What is it about flying that brings out the weirdness in people? I mean, today, thanks to the magic of deregulation coupled with our propensity to choose flights solely on the basis of price, we suffer conditions in steerage (called “economy class”) just a few rats and symbiotic vermin short of the experience the pilgrims had on the Nina, Pinta and Santa Maria while bobbing on the Atlantic puking maggot infested hardtack all the way to the new world.
And what’s really nuts is that we’re in a hurry to get on that silly airplane. People look at their tickets and say to their significant conspirators, “Sweety, we’re in the sixth and last group to board the plane. What say we stand here right in the front of the line two hours before the flight is scheduled to take off? Wouldn’t that be the best of fun? Maybe they’ll let us board early if they don’t notice our boarding number! Wouldn’t that be a treat! And holding up all the other people from boarding by standing here in front of the gate like idiots imitating a statue—why, that would be icing on the fun cake!”
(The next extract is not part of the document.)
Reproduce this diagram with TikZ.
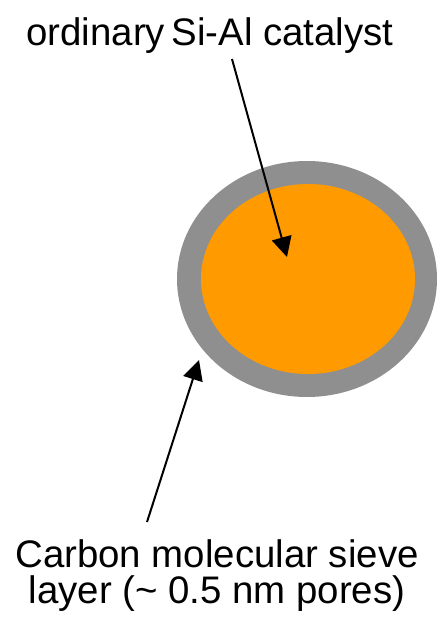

“Yes, oh yes Dear, Deep Venous Thrombosis, here we come!” (that’s Economy Class Syndrome, if you need be reminded of the creamy goodness of deregulated steerage…)
But when you’re ready to get off the plane and really enjoy your destination, an even odder thing happens. People aren’t really ready to get off the damn plane! Why is that? Why do people stand in the aisle talking about the eternity it takes to open the door and then, when passengers in front of them are off the bucket of bolts and sitting uncomfortably on a plastic chair in Starbucks sucking on a paper cup of questionable joe, they then decide to slide their enormous, oversize bag out of the overhead compartment with excruciating slowness as if they were demonstrating a parlor trick to a particularly dense politician?